The sale of a local country club is officially in the bag.
The Dominion Club in Glen Allen was sold on Tuesday to a West Coast firm for an undisclosed sum.
San Diego-based Heritage Golf Group purchased the club from local builder and developer HHHunt, which put the property on the market after a prolonged bankruptcy and legal dustup with some of its 780 members.
The deal included the sale of Dominion Club’s land and all its facilities, including the golf course, tennis center, swimming pools and its large clubhouse.
Neither side would disclose the purchase price on Tuesday, and the sale has not yet been posted in Henrico County records. The Dominion Club’s real estate and was most recently assessed by the county at $5.15 million.
The sale brings an experienced golf course ownership group into the local market and takes the club out of HHHunt’s hands for the first time in its 22-year history. Hunt opened the club in 1992 as the centerpiece of its Wyndham residential community.
“We feel very good about the future of the club,” HHHunt President Dan Schmitt said of the sale. “We think Heritage is an outstanding operator. We have a high level of confidence that they are going to take the club to the next level.”
Heritage owns eight other courses and clubs around the country, including four courses on Hilton Head Island in South Carolina, two TPC courses in Florida and a course in the suburbs of Houston, Texas. This is its first club in Virginia.
Heritage was the prevailing bidder in an open sale process held late last year that included a group of club members that wanted to see Dominion Club become member-owned. The members’ offer prompted the bidding process.
The road to a sale of the Dominion Club was paved by a 2011 bankruptcy over whether millions of dollars’ worth initiation fees had to be repaid to members.
HHHunt emerged the relative victor of that process, forced only to pay a fraction of what would have been a looming pot of $11 million in deposit refunds. Some members joined the club by paying initiation deposits of $10,000 to $24,000, and those deposits were marketed as fully refundable.
The club’s Chapter 11 plan included an agreement that would share some of the proceeds of a future sale with members and creditors, depending on the sales price.
Schmitt said the member-creditors from the bankruptcy gave the deal their blessing and will receive a payout from Tuesday’s sale. He could not give specific details on those figures.
“There will be a distribution to creditors as part of this sale,” Schmitt said. “The creditor committee completely endorsed this sale.

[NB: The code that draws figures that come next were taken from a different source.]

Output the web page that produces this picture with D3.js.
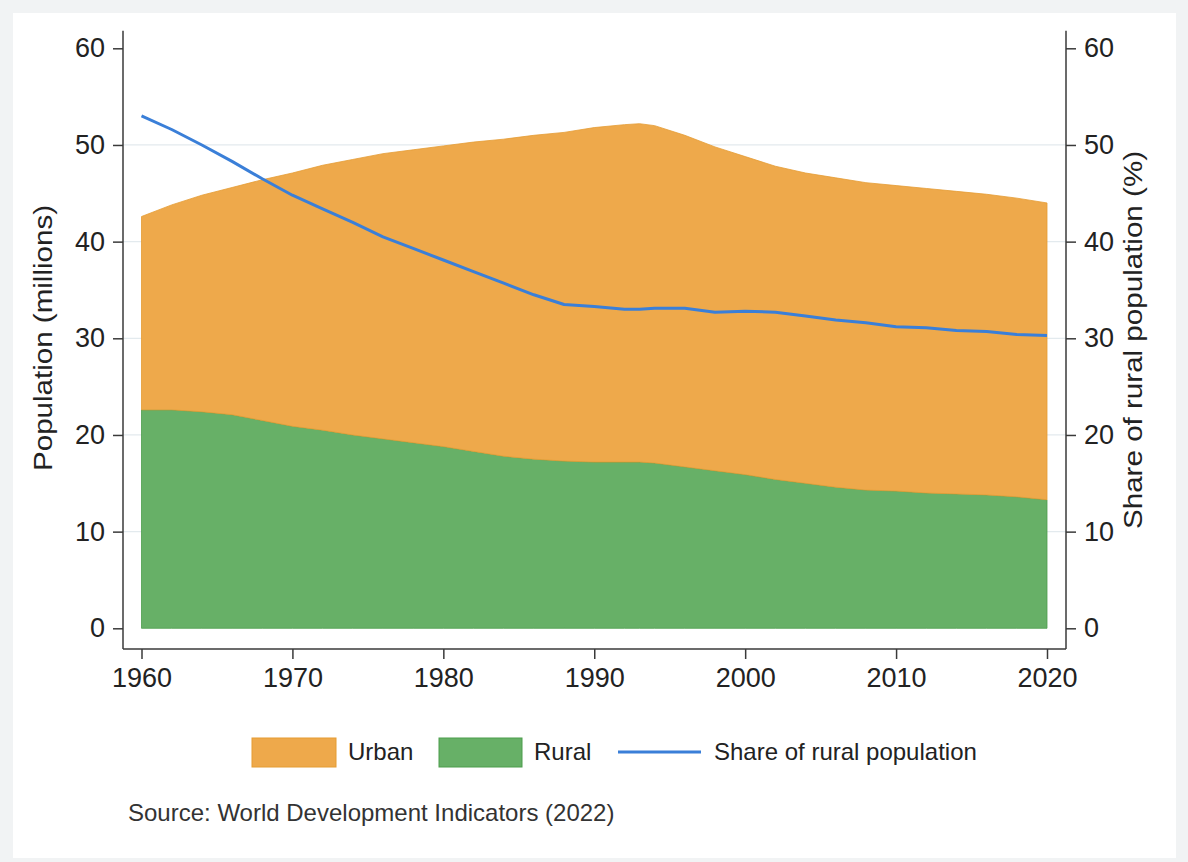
<!DOCTYPE html>
<html>
<head>
<meta charset="utf-8">
<script src="https://cdn.jsdelivr.net/npm/d3@7"></script>
<style>
  html, body { margin: 0; padding: 0; background: #f1f3f4; }
  svg { display: block; font-family: "Liberation Sans", Arial, Helvetica, sans-serif; }
</style>
</head>
<body>
<svg id="chart" width="1188" height="862"></svg>
<script>
// ---- Data ----
const years = [1960,1962,1964,1966,1968,1970,1972,1974,1976,1978,1980,1982,1984,1986,1988,1990,1992,1993,1994,1996,1998,2000,2002,2004,2006,2008,2010,2012,2014,2016,2018,2020];
const rural = [22.6,22.6,22.4,22.1,21.5,20.9,20.5,20.0,19.6,19.2,18.8,18.3,17.8,17.5,17.3,17.2,17.2,17.2,17.1,16.7,16.3,15.9,15.4,15.0,14.6,14.3,14.2,14.0,13.9,13.8,13.6,13.3];
const urban = [20.0,21.2,22.4,23.5,24.9,26.2,27.4,28.5,29.5,30.3,31.1,32.0,32.8,33.5,34.0,34.6,34.9,35.0,34.9,34.3,33.5,32.9,32.4,32.1,32.0,31.8,31.6,31.5,31.3,31.1,30.9,30.7];
const ruralShare = [53.0,51.6,50.0,48.3,46.5,44.8,43.4,42.0,40.5,39.3,38.1,36.9,35.7,34.5,33.5,33.3,33.0,33.0,33.1,33.1,32.7,32.8,32.7,32.3,31.9,31.6,31.2,31.1,30.8,30.7,30.4,30.3];
const xTicks = [1960,1970,1980,1990,2000,2010,2020];
const yTicks = [0,10,20,30,40,50,60];
const gridTicks = [10,20,30,40,50];
const legendItems = ["Urban","Rural","Share of rural population"];
const sourceNote = "Source: World Development Indicators (2022)";
const leftTitle = "Population (millions)";
const rightTitle = "Share of rural population (%)";

// ---- Styles ----
const C = {
  urban: "#eea94b", urbanEdge: "#e59c33",
  rural: "#67b067", ruralEdge: "#4c9d4c",
  line: "#3a7fd8",
  axis: "#3a3a3a", text: "#222", grid: "#e3eaee"
};

const svg = d3.select("#chart");
svg.append("rect").attr("x", 13).attr("y", 13).attr("width", 1163).attr("height", 845).attr("fill", "#ffffff");

const x = d3.scaleLinear().domain([1960, 2020]).range([141.5, 1047]);
const y = d3.scaleLinear().domain([0, 60]).range([628.3, 48.3]);
const y2 = d3.scaleLinear().domain([0, 60]).range([628.3, 48.3]);

const axL = 123, axR = 1066, axB = 649, axT = 30.7;

// grid
svg.append("g").selectAll("line").data(gridTicks).join("line")
  .attr("x1", axL).attr("x2", axR)
  .attr("y1", d => y(d)).attr("y2", d => y(d))
  .attr("stroke", C.grid).attr("stroke-width", 1.2);

// stacked areas
const rows = years.map((yr, i) => ({ year: yr, rural: rural[i], urban: urban[i] }));
const stack = d3.stack().keys(["rural", "urban"]);
const series = stack(rows);
const area = d3.area()
  .x(d => x(d.data.year))
  .y0(d => y(d[0]))
  .y1(d => y(d[1]));
const fills = { rural: C.rural, urban: C.urban };
const edges = { rural: C.ruralEdge, urban: C.urbanEdge };
svg.append("g").selectAll("path").data(series).join("path")
  .attr("d", area)
  .attr("fill", d => fills[d.key])
  .attr("stroke", d => edges[d.key])
  .attr("stroke-width", 0.8)
  .attr("stroke-linejoin", "round");

// share line
const line = d3.line().x((d, i) => x(years[i])).y(d => y2(d));
svg.append("path").datum(ruralShare)
  .attr("d", line)
  .attr("fill", "none")
  .attr("stroke", C.line)
  .attr("stroke-width", 3)
  .attr("stroke-linejoin", "round");

// axes
const axisG = svg.append("g").attr("stroke", C.axis).attr("stroke-width", 1.5);
axisG.append("line").attr("x1", axL).attr("x2", axL).attr("y1", axT).attr("y2", axB);
axisG.append("line").attr("x1", axR).attr("x2", axR).attr("y1", axT).attr("y2", axB);
axisG.append("line").attr("x1", axL).attr("x2", axR).attr("y1", axB).attr("y2", axB);

const left = svg.append("g").attr("transform", `translate(${axL},0)`)
  .call(d3.axisLeft(y).tickValues(yTicks).tickSize(10).tickPadding(8).tickFormat(d3.format("d")));
const right = svg.append("g").attr("transform", `translate(${axR},0)`)
  .call(d3.axisRight(y2).tickValues(yTicks).tickSize(10).tickPadding(8).tickFormat(d3.format("d")));
const bottom = svg.append("g").attr("transform", `translate(0,${axB})`)
  .call(d3.axisBottom(x).tickValues(xTicks).tickSize(10).tickPadding(6).tickFormat(d3.format("d")));
[left, right, bottom].forEach(g => {
  g.select(".domain").remove();
  g.selectAll(".tick line").attr("stroke", C.axis).attr("stroke-width", 1.5);
  g.selectAll(".tick text").attr("fill", C.text).attr("font-size", 27)
    .attr("font-family", '"Liberation Sans", Arial, sans-serif');
});
bottom.selectAll(".tick text").attr("dy", "0.8em");

// axis titles
svg.append("text")
  .attr("transform", "translate(52,338) rotate(-90)")
  .attr("text-anchor", "middle")
  .attr("font-size", 26).attr("fill", C.text)
  .attr("textLength", 266).attr("lengthAdjust", "spacingAndGlyphs")
  .text(leftTitle);
svg.append("text")
  .attr("transform", "translate(1142,340) rotate(-90)")
  .attr("text-anchor", "middle")
  .attr("font-size", 26).attr("fill", C.text)
  .attr("textLength", 378).attr("lengthAdjust", "spacingAndGlyphs")
  .text(rightTitle);

// legend
const lg = svg.append("g").attr("font-size", 24).attr("fill", C.text);
lg.append("rect").attr("x", 252).attr("y", 738).attr("width", 84).attr("height", 29)
  .attr("fill", C.urban).attr("stroke", C.urbanEdge).attr("stroke-width", 1);
lg.append("text").attr("x", 348).attr("y", 752).attr("dy", "0.35em").text(legendItems[0]);
lg.append("rect").attr("x", 439).attr("y", 738).attr("width", 83).attr("height", 29)
  .attr("fill", C.rural).attr("stroke", C.ruralEdge).attr("stroke-width", 1);
lg.append("text").attr("x", 534).attr("y", 752).attr("dy", "0.35em").text(legendItems[1]);
lg.append("line").attr("x1", 618).attr("x2", 701).attr("y1", 752).attr("y2", 752)
  .attr("stroke", C.line).attr("stroke-width", 3);
lg.append("text").attr("x", 714).attr("y", 752).attr("dy", "0.35em").text(legendItems[2]);

// source note
svg.append("text").attr("x", 128).attr("y", 813).attr("dy", "0.35em")
  .attr("font-size", 24).attr("fill", "#333").text(sourceNote);
</script>
</body>
</html>
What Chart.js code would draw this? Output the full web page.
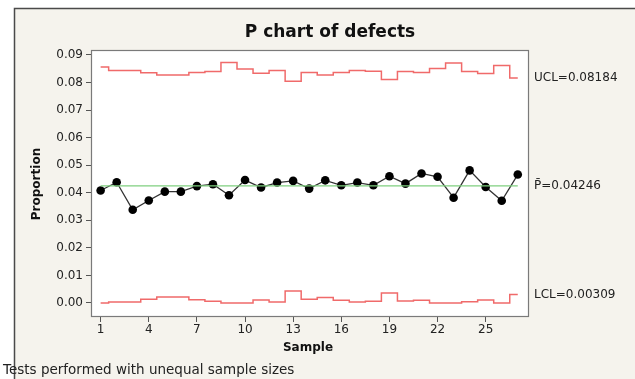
<!DOCTYPE html>
<html>
<head>
<meta charset="utf-8">
<script src="https://cdn.jsdelivr.net/npm/chart.js@4"></script>
<style>
  html, body { margin: 0; padding: 0; background: #ffffff; }
  #wrap { position: absolute; left: 0; top: 0; width: 635px; height: 379px; }
</style>
</head>
<body>
<div id="wrap"><canvas id="pchart" width="635" height="379"></canvas></div>
<script>
// Datos
const samples = [1, 2, 3, 4, 5, 6, 7, 8, 9, 10, 11, 12, 13, 14, 15, 16, 17, 18, 19, 20, 21, 22, 23, 24, 25, 26, 27];
const proportion = [0.0408, 0.0438, 0.0338, 0.0372, 0.0404, 0.0404, 0.0424, 0.0431, 0.0391, 0.0446, 0.0419, 0.0437, 0.0443, 0.0415, 0.0445,
                    0.0427, 0.0437, 0.0427, 0.0460, 0.0433, 0.0470, 0.0458, 0.0382, 0.0481, 0.0421, 0.0371, 0.0466];
const ucl = [0.0856, 0.0844, 0.0844, 0.0835, 0.0827, 0.0827, 0.0836, 0.0840, 0.0873, 0.0849, 0.0834, 0.0844, 0.0805, 0.0836, 0.0827,
             0.0836, 0.0844, 0.0841, 0.0811, 0.0840, 0.0836, 0.0851, 0.0871, 0.0840, 0.0833, 0.0862, 0.0816];
const lcl = [0.0000, 0.0003, 0.0003, 0.0013, 0.0022, 0.0022, 0.0012, 0.0006, 0.0000, 0.0000, 0.0011, 0.0003, 0.0043, 0.0013, 0.0020,
             0.0010, 0.0003, 0.0006, 0.0036, 0.0007, 0.0010, 0.0000, 0.0000, 0.0004, 0.0011, 0.0000, 0.0031];
const pBar = 0.04246;
const xTicks = [1, 4, 7, 10, 13, 16, 19, 22, 25];
const yTicks = [0, 0.01, 0.02, 0.03, 0.04, 0.05, 0.06, 0.07, 0.08, 0.09];
const limitLabels = [
    { text: 'UCL=0.08184', value: ucl[ucl.length - 1] },
    { text: 'P\u0304=0.04246', value: pBar },
    { text: 'LCL=0.00309', value: lcl[lcl.length - 1] }
];

const toPoints = (values) => values.map((v, i) => ({ x: samples[i], y: v }));
const FONT = '"DejaVu Sans", Verdana, sans-serif';

// Fondo beige, marco exterior, título y textos
const decorPlugin = {
    id: 'decor',
    beforeDraw(chart) {
        const ctx = chart.ctx;
        ctx.save();
        ctx.fillStyle = '#ffffff';
        ctx.fillRect(0, 0, chart.width, chart.height);
        ctx.fillStyle = '#f5f3ed';
        ctx.fillRect(14, 8, chart.width - 14, chart.height - 8);
        ctx.strokeStyle = '#4a4a4a';
        ctx.lineWidth = 1.5;
        ctx.beginPath();
        ctx.moveTo(14.5, chart.height);
        ctx.lineTo(14.5, 8.5);
        ctx.lineTo(chart.width, 8.5);
        ctx.stroke();

        const a = chart.chartArea;
        ctx.fillStyle = '#ffffff';
        ctx.fillRect(a.left, a.top, a.right - a.left, a.bottom - a.top);
        ctx.restore();
    },
    afterDraw(chart) {
        const ctx = chart.ctx;
        const a = chart.chartArea;
        const yScale = chart.scales.y;
        ctx.save();

        // marco del área de trazado
        ctx.strokeStyle = '#7a7a7a';
        ctx.lineWidth = 1.2;
        ctx.strokeRect(a.left + 0.5, a.top + 0.5, a.right - a.left - 1, a.bottom - a.top - 1);

        ctx.fillStyle = '#111111';
        ctx.textBaseline = 'middle';

        ctx.font = 'bold 17px ' + FONT;
        ctx.textAlign = 'center';
        ctx.fillText('P chart of defects', 330, 33);

        ctx.font = 'bold 12px ' + FONT;
        ctx.fillText('Sample', 308, 348);

        ctx.save();
        ctx.translate(37, 184);
        ctx.rotate(-Math.PI / 2);
        ctx.fillText('Proportion', 0, 0);
        ctx.restore();

        ctx.font = '12px ' + FONT;
        ctx.textAlign = 'left';
        ctx.fillStyle = '#222222';
        limitLabels.forEach(l => {
            ctx.fillText(l.text, a.right + 5, yScale.getPixelForValue(l.value));
        });

        ctx.font = '13.5px ' + FONT;
        ctx.fillText('Tests performed with unequal sample sizes', 3, 370);
        ctx.restore();
    }
};

const ctx = document.getElementById('pchart').getContext('2d');
const pChart = new Chart(ctx, {
    type: 'line',
    data: {
        datasets: [
            {
                label: 'UCL',
                data: toPoints(ucl),
                stepped: 'middle',
                borderColor: '#f06a6a',
                borderWidth: 1.5,
                pointRadius: 0,
                fill: false
            },
            {
                label: 'LCL',
                data: toPoints(lcl),
                stepped: 'middle',
                borderColor: '#f06a6a',
                borderWidth: 1.5,
                pointRadius: 0,
                fill: false
            },
            {
                label: 'P',
                data: [{ x: samples[0], y: pBar }, { x: samples[samples.length - 1], y: pBar }],
                borderColor: '#7fcf7f',
                borderWidth: 1.2,
                pointRadius: 0,
                fill: false
            },
            {
                label: 'Proportion',
                data: toPoints(proportion),
                borderColor: '#333333',
                borderWidth: 1.3,
                pointRadius: 4.3,
                pointBackgroundColor: '#000000',
                pointBorderColor: '#000000',
                pointBorderWidth: 0,
                tension: 0,
                fill: false
            }
        ]
    },
    options: {
        responsive: false,
        animation: false,
        layout: { padding: { top: 50, right: 106, bottom: 0, left: 0 } },
        plugins: {
            legend: { display: false },
            title: { display: false },
            tooltip: { enabled: false }
        },
        scales: {
            x: {
                type: 'linear',
                min: 0.4,
                max: 27.7,
                afterFit: (scale) => { scale.height = 62; },
                afterBuildTicks: (scale) => { scale.ticks = xTicks.map(v => ({ value: v })); },
                border: { display: false },
                grid: { drawOnChartArea: false, drawTicks: true, tickLength: 5, color: '#555555' },
                ticks: {
                    color: '#222222',
                    font: { family: FONT, size: 12 },
                    padding: 1,
                    maxRotation: 0,
                    callback: (v) => String(v)
                }
            },
            y: {
                type: 'linear',
                min: -0.0051,
                max: 0.0918,
                afterFit: (scale) => { scale.width = 91; },
                afterBuildTicks: (scale) => { scale.ticks = yTicks.map(v => ({ value: v })); },
                border: { display: false },
                grid: { drawOnChartArea: false, drawTicks: true, tickLength: 5, color: '#555555' },
                ticks: {
                    color: '#222222',
                    font: { family: FONT, size: 12 },
                    padding: 3,
                    callback: (v) => v.toFixed(2)
                }
            }
        }
    },
    plugins: [decorPlugin]
});
</script>
</body>
</html>
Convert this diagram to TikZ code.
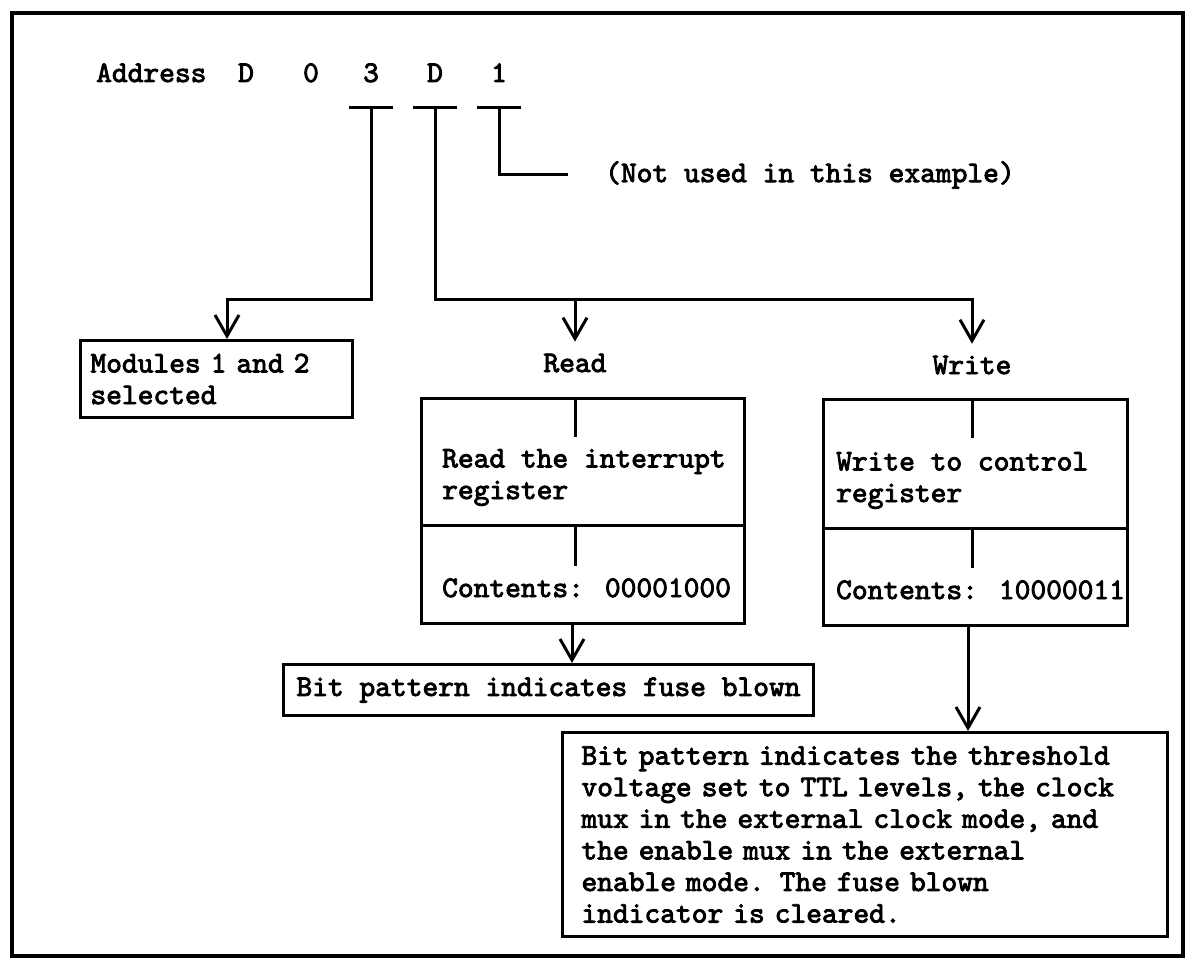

They had the opportunity to say no, and that wasn’t the case.
“It solves the issues for everybody.”
Dominion Club is one of several local golf clubs to change hands over the last year or so.
Prince George Golf Club was purchased by a prominent local real estate developer in December 2013. The Crossings Golf Club near Virginia Center Commons was purchased for $2.4 million in October by an affiliate of a New York investment firm. And two Chesterfield clubs dissolved their joint ownership group after a short-lived marriage.
HHHunt will continue to own its nearby Hunting Hawk Golf Club with no plans to sell it, Schmitt said. That property is a public course.